- OBJECTIVE
Write the data out again exactly, dropping any images it holds.

- SOURCE DATA
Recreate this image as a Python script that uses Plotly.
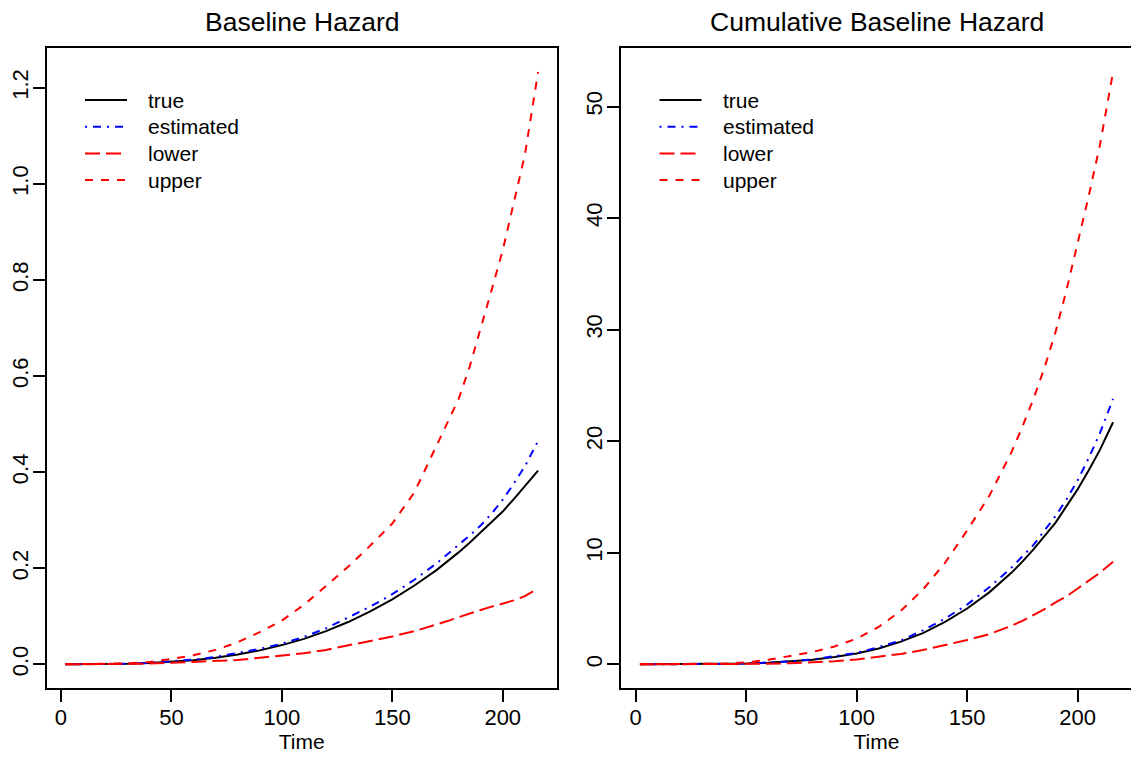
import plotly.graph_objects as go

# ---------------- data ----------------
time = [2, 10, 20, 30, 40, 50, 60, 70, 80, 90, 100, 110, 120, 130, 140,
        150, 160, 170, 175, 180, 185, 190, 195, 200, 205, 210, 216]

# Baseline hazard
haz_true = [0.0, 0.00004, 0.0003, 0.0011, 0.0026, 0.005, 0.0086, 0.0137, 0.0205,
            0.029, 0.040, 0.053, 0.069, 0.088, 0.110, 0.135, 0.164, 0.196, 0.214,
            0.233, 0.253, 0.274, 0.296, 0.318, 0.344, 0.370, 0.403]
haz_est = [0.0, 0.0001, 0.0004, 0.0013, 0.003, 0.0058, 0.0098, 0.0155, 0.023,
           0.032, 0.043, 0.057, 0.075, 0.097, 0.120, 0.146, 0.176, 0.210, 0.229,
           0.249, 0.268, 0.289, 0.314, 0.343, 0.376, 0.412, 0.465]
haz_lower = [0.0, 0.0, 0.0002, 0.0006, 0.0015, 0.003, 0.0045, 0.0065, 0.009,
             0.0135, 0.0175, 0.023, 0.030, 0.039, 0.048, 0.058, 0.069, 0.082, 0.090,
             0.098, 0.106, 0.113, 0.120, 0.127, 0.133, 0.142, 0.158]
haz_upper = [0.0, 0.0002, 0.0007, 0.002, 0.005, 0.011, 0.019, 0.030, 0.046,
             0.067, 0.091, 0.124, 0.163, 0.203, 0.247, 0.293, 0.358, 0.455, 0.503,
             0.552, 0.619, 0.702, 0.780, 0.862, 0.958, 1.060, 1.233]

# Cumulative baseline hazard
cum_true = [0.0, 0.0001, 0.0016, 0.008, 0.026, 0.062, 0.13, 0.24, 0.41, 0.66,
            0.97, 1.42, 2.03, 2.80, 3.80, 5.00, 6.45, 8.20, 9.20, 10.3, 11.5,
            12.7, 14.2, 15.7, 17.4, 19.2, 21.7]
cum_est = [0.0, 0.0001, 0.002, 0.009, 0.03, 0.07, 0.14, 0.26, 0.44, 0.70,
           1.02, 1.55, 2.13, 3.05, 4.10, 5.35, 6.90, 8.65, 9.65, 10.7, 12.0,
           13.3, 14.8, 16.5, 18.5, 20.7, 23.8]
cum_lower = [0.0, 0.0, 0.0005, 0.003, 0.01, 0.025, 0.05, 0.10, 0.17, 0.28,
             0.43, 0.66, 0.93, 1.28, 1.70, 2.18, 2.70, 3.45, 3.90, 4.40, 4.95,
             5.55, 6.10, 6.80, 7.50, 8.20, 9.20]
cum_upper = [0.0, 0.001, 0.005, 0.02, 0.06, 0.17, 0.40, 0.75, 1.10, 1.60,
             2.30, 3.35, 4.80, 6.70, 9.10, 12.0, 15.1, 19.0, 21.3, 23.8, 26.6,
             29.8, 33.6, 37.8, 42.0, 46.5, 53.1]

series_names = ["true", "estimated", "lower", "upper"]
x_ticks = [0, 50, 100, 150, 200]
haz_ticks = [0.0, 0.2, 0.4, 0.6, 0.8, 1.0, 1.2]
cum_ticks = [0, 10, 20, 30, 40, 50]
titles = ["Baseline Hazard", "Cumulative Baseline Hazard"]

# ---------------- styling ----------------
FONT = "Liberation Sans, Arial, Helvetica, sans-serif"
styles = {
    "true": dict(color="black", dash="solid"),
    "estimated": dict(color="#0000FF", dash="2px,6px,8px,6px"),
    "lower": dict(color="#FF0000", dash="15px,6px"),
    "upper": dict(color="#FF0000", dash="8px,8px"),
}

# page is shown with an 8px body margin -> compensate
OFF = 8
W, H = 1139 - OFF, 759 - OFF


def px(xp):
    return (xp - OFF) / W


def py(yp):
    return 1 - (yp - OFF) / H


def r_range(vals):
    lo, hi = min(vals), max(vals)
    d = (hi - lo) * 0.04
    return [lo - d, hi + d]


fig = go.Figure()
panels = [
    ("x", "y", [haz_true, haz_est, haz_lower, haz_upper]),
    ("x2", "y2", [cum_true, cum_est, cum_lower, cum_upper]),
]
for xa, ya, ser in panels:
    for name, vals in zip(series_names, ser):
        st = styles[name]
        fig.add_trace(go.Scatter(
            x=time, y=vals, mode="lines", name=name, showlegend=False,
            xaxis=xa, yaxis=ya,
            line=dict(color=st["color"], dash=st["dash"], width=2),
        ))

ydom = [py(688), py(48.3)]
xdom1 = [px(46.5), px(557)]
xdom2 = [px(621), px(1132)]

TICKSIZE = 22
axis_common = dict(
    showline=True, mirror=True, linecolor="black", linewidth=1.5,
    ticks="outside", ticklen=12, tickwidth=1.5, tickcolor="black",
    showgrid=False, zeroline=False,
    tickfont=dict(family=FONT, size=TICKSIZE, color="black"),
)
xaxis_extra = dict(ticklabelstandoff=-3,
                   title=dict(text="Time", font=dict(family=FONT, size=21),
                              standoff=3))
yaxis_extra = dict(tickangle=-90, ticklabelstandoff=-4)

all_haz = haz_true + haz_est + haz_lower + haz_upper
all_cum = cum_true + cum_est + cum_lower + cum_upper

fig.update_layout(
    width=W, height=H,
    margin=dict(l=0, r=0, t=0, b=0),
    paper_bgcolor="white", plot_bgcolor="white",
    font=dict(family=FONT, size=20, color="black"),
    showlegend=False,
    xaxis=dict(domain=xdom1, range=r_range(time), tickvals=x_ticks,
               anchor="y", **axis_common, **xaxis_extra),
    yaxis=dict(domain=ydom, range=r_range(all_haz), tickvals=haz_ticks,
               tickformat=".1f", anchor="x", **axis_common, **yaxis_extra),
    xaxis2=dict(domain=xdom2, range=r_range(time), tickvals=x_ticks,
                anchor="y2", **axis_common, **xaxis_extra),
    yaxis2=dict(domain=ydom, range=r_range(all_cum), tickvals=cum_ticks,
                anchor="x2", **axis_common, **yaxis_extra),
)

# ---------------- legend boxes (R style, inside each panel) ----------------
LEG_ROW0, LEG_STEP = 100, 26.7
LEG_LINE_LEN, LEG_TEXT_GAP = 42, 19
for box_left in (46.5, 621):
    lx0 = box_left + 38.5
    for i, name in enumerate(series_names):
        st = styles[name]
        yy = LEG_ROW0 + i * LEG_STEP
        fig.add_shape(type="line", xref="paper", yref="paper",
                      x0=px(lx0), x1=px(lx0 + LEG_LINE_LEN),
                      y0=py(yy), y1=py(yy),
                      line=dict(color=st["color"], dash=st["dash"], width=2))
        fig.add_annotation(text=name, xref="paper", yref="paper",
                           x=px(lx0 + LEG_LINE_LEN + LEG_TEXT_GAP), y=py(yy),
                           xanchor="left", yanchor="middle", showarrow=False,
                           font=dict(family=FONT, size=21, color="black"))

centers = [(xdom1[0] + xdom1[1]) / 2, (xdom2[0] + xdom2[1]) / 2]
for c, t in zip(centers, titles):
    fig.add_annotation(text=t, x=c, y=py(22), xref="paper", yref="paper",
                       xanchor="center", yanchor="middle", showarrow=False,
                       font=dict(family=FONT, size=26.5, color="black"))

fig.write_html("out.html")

- WRITTEN SOLUTION
Recreate this image as a Python script that uses Plotly.
import plotly.graph_objects as go

# ---------------- data ----------------
time = [2, 10, 20, 30, 40, 50, 60, 70, 80, 90, 100, 110, 120, 130, 140,
        150, 160, 170, 175, 180, 185, 190, 195, 200, 205, 210, 216]

# Baseline hazard
haz_true = [0.0, 0.00004, 0.0003, 0.0011, 0.0026, 0.005, 0.0086, 0.0137, 0.0205,
            0.029, 0.040, 0.053, 0.069, 0.088, 0.110, 0.135, 0.164, 0.196, 0.214,
            0.233, 0.253, 0.274, 0.296, 0.318, 0.344, 0.370, 0.403]
haz_est = [0.0, 0.0001, 0.0004, 0.0013, 0.003, 0.0058, 0.0098, 0.0155, 0.023,
           0.032, 0.043, 0.057, 0.075, 0.097, 0.120, 0.146, 0.176, 0.210, 0.229,
           0.249, 0.268, 0.289, 0.314, 0.343, 0.376, 0.412, 0.465]
haz_lower = [0.0, 0.0, 0.0002, 0.0006, 0.0015, 0.003, 0.0045, 0.0065, 0.009,
             0.0135, 0.0175, 0.023, 0.030, 0.039, 0.048, 0.058, 0.069, 0.082, 0.090,
             0.098, 0.106, 0.113, 0.120, 0.127, 0.133, 0.142, 0.158]
haz_upper = [0.0, 0.0002, 0.0007, 0.002, 0.005, 0.011, 0.019, 0.030, 0.046,
             0.067, 0.091, 0.124, 0.163, 0.203, 0.247, 0.293, 0.358, 0.455, 0.503,
             0.552, 0.619, 0.702, 0.780, 0.862, 0.958, 1.060, 1.233]

# Cumulative baseline hazard
cum_true = [0.0, 0.0001, 0.0016, 0.008, 0.026, 0.062, 0.13, 0.24, 0.41, 0.66,
            0.97, 1.42, 2.03, 2.80, 3.80, 5.00, 6.45, 8.20, 9.20, 10.3, 11.5,
            12.7, 14.2, 15.7, 17.4, 19.2, 21.7]
cum_est = [0.0, 0.0001, 0.002, 0.009, 0.03, 0.07, 0.14, 0.26, 0.44, 0.70,
           1.02, 1.55, 2.13, 3.05, 4.10, 5.35, 6.90, 8.65, 9.65, 10.7, 12.0,
           13.3, 14.8, 16.5, 18.5, 20.7, 23.8]
cum_lower = [0.0, 0.0, 0.0005, 0.003, 0.01, 0.025, 0.05, 0.10, 0.17, 0.28,
             0.43, 0.66, 0.93, 1.28, 1.70, 2.18, 2.70, 3.45, 3.90, 4.40, 4.95,
             5.55, 6.10, 6.80, 7.50, 8.20, 9.20]
cum_upper = [0.0, 0.001, 0.005, 0.02, 0.06, 0.17, 0.40, 0.75, 1.10, 1.60,
             2.30, 3.35, 4.80, 6.70, 9.10, 12.0, 15.1, 19.0, 21.3, 23.8, 26.6,
             29.8, 33.6, 37.8, 42.0, 46.5, 53.1]

series_names = ["true", "estimated", "lower", "upper"]
x_ticks = [0, 50, 100, 150, 200]
haz_ticks = [0.0, 0.2, 0.4, 0.6, 0.8, 1.0, 1.2]
cum_ticks = [0, 10, 20, 30, 40, 50]
titles = ["Baseline Hazard", "Cumulative Baseline Hazard"]

# ---------------- styling ----------------
FONT = "Liberation Sans, Arial, Helvetica, sans-serif"
styles = {
    "true": dict(color="black", dash="solid"),
    "estimated": dict(color="#0000FF", dash="2px,6px,8px,6px"),
    "lower": dict(color="#FF0000", dash="15px,6px"),
    "upper": dict(color="#FF0000", dash="8px,8px"),
}

# page is shown with an 8px body margin -> compensate
OFF = 8
W, H = 1139 - OFF, 759 - OFF


def px(xp):
    return (xp - OFF) / W


def py(yp):
    return 1 - (yp - OFF) / H


def r_range(vals):
    lo, hi = min(vals), max(vals)
    d = (hi - lo) * 0.04
    return [lo - d, hi + d]


fig = go.Figure()
panels = [
    ("x", "y", [haz_true, haz_est, haz_lower, haz_upper]),
    ("x2", "y2", [cum_true, cum_est, cum_lower, cum_upper]),
]
for xa, ya, ser in panels:
    for name, vals in zip(series_names, ser):
        st = styles[name]
        fig.add_trace(go.Scatter(
            x=time, y=vals, mode="lines", name=name, showlegend=False,
            xaxis=xa, yaxis=ya,
            line=dict(color=st["color"], dash=st["dash"], width=2),
        ))

ydom = [py(688), py(48.3)]
xdom1 = [px(46.5), px(557)]
xdom2 = [px(621), px(1132)]

TICKSIZE = 22
axis_common = dict(
    showline=True, mirror=True, linecolor="black", linewidth=1.5,
    ticks="outside", ticklen=12, tickwidth=1.5, tickcolor="black",
    showgrid=False, zeroline=False,
    tickfont=dict(family=FONT, size=TICKSIZE, color="black"),
)
xaxis_extra = dict(ticklabelstandoff=-3,
                   title=dict(text="Time", font=dict(family=FONT, size=21),
                              standoff=3))
yaxis_extra = dict(tickangle=-90, ticklabelstandoff=-4)

all_haz = haz_true + haz_est + haz_lower + haz_upper
all_cum = cum_true + cum_est + cum_lower + cum_upper

fig.update_layout(
    width=W, height=H,
    margin=dict(l=0, r=0, t=0, b=0),
    paper_bgcolor="white", plot_bgcolor="white",
    font=dict(family=FONT, size=20, color="black"),
    showlegend=False,
    xaxis=dict(domain=xdom1, range=r_range(time), tickvals=x_ticks,
               anchor="y", **axis_common, **xaxis_extra),
    yaxis=dict(domain=ydom, range=r_range(all_haz), tickvals=haz_ticks,
               tickformat=".1f", anchor="x", **axis_common, **yaxis_extra),
    xaxis2=dict(domain=xdom2, range=r_range(time), tickvals=x_ticks,
                anchor="y2", **axis_common, **xaxis_extra),
    yaxis2=dict(domain=ydom, range=r_range(all_cum), tickvals=cum_ticks,
                anchor="x2", **axis_common, **yaxis_extra),
)

# ---------------- legend boxes (R style, inside each panel) ----------------
LEG_ROW0, LEG_STEP = 100, 26.7
LEG_LINE_LEN, LEG_TEXT_GAP = 42, 19
for box_left in (46.5, 621):
    lx0 = box_left + 38.5
    for i, name in enumerate(series_names):
        st = styles[name]
        yy = LEG_ROW0 + i * LEG_STEP
        fig.add_shape(type="line", xref="paper", yref="paper",
                      x0=px(lx0), x1=px(lx0 + LEG_LINE_LEN),
                      y0=py(yy), y1=py(yy),
                      line=dict(color=st["color"], dash=st["dash"], width=2))
        fig.add_annotation(text=name, xref="paper", yref="paper",
                           x=px(lx0 + LEG_LINE_LEN + LEG_TEXT_GAP), y=py(yy),
                           xanchor="left", yanchor="middle", showarrow=False,
                           font=dict(family=FONT, size=21, color="black"))

centers = [(xdom1[0] + xdom1[1]) / 2, (xdom2[0] + xdom2[1]) / 2]
for c, t in zip(centers, titles):
    fig.add_annotation(text=t, x=c, y=py(22), xref="paper", yref="paper",
                       xanchor="center", yanchor="middle", showarrow=False,
                       font=dict(family=FONT, size=26.5, color="black"))

fig.write_html("out.html")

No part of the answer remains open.